Dienstag, 24. März 2015

Staatliche Förderung für Scrum-Zertifizierungen

Was man alles so lernt. Agile Zertifizierungen jeglicher Art (Scrum Alliance, Scrum.Org, ISTQB, ISQI, PMI) muss man nicht komplett selber bezahlen - der Staat übernimmt die Hälfte der Kosten. Einzige Vorausetzung ist, dass man in einem Unternehmen angestellt sein muss (ggf. ist das das dann eben die eigene GmbH & Co KG). Wenn das gegeben ist, greift die Förderungswürdigkeit durch den Europäischen Sozialfonds (ESF), die dann je nach Bundesland anders umgesetzt wird. Hier in NRW bekommt man so genannte Bildungsschecks ausgestellt, die der Zertifizierungsanbieter bei der jeweiligen "Bewilligungsbehörde" einreichen kann.

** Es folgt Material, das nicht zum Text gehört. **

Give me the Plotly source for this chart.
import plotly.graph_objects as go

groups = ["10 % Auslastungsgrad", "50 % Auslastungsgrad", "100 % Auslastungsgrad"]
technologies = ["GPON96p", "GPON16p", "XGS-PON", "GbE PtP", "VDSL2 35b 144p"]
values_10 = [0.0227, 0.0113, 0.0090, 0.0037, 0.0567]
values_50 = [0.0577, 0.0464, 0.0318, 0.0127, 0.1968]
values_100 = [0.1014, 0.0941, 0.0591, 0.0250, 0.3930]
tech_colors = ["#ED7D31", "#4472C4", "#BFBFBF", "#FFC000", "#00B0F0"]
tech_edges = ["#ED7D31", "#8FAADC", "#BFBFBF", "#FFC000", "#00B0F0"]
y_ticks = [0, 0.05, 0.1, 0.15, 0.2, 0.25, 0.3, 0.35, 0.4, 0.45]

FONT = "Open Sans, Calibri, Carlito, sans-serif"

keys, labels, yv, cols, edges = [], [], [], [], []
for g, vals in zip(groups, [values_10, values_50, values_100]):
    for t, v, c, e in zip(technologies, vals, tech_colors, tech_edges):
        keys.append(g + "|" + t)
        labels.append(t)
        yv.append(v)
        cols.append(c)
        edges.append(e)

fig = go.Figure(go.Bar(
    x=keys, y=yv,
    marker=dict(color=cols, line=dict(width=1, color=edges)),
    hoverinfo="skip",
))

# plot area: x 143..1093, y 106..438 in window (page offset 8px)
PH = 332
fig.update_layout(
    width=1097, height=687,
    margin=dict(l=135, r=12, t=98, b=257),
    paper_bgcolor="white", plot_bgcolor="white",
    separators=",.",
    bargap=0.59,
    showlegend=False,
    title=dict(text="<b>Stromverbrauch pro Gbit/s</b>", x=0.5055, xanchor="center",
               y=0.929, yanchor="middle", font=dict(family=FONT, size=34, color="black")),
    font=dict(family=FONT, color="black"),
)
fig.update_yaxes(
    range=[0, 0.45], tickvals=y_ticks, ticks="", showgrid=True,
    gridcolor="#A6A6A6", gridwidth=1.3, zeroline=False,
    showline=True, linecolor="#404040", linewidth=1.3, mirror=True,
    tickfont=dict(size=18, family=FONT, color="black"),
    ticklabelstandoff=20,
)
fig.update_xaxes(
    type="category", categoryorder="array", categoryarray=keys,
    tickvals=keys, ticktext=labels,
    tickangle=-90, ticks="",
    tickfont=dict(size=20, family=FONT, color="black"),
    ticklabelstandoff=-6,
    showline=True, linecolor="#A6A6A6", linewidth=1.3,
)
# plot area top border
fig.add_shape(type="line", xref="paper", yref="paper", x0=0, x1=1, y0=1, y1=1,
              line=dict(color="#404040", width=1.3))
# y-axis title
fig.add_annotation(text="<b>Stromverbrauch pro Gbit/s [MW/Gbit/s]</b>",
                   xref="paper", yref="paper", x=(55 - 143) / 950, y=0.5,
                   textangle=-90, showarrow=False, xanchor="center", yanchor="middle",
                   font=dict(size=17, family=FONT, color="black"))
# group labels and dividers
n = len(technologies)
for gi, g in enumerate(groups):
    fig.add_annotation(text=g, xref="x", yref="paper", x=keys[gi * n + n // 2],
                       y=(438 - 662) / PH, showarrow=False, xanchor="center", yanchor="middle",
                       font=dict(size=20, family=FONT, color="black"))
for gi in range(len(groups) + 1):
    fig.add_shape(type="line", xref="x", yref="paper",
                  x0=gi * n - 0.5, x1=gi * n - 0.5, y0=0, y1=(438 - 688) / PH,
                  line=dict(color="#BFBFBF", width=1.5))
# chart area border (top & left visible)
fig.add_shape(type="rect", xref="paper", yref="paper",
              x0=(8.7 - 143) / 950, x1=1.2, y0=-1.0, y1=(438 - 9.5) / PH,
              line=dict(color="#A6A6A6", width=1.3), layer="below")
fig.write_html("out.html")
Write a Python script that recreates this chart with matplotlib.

Auf der einen Seite spart das natürlich viel Geld (bis zu 2000,- € pro Förderung!), auf der anderen Seite ist es furchtbar bürokratisch. Man muss eine Beratungsstelle finden, die erforderlichen Informationen zusammentragen, Unterlagen vorbereiten, an einem Beratungsgespräch teilnehmen und Formulare ausfüllen. Dazu ist es mit einem weitgehenden Daten-Striptease verbunden. Name, Geschlecht, Beschäftigungsverhältnis, Bildungshistorie, Migrationshintergrund und vieles mehr wird in irgendwelche Datenbanken aufgenommen und nach Brüssel geschickt, wo EU-Beamte mit kritischem Blick untersuchen, ob das Geld denn auch wirklich bei der angedachten Zielgruppe ankommt. Ob man das will muss jeder selbst wissen, umgehen kann man es nicht. Um es in der unnachahmlichen Prosa der deutschen Beamtensprache zu sagen:

Diese Angaben werden benötigt, weil das Land Nordrhein-Westfalen seinerseits für die Mittelvergabe aus dem Europäischen Sozialfonds nach Maßgabe der gemeinsamen Verordnung über die Struktur- und Investitionsfonds (EU) 1303/2013 vom 17.12.2013 bestimmten Berichtspflichten an die Europäische Kommission nachkommen muss. Erfüllt das Land Nordrhein-Westfalen diese Pflichten nicht oder nur ungenügend, drohen dem Land gemäß dieser Verordnung Rückforderungen von bereits zugewiesenen Mitteln.

So weit so amüsant. Mein Kritikpunkt wäre ein anderer: Laut Broschüre des Arbeitsministeriums (nicht online) richtet sich das Programm eigentlich an "Menschen mit Qualifizierungslücken", "Un- und Angelernte", "Beschäftigte ohne Berufsabschluss" und "Zuwanderer, die eine Nachqualifizierung anstreben". Gerade diese werden aber mit der oben genannten Bürokratie völlig überfordert sein. Ich nehme stark an, dass ein großer Teil der Gelder stattdessen bei solchen Unternehmen landen wird, die im Umgang mit Behörden- und Konzernprozessen erfahren sind: bei den Beratungsunternehmen verschiedenster Art. Wobei auf der anderen Seite natürlich auch zu sagen ist, dass keineswegs jedes Beratungsunternehmen im Geld schwimmt, viele werden diese Förderung gut brauchen können. Naja.

Wer sich in die Beantragungsprozesse stürzen möchte, kann das hier tun. Viel Glück.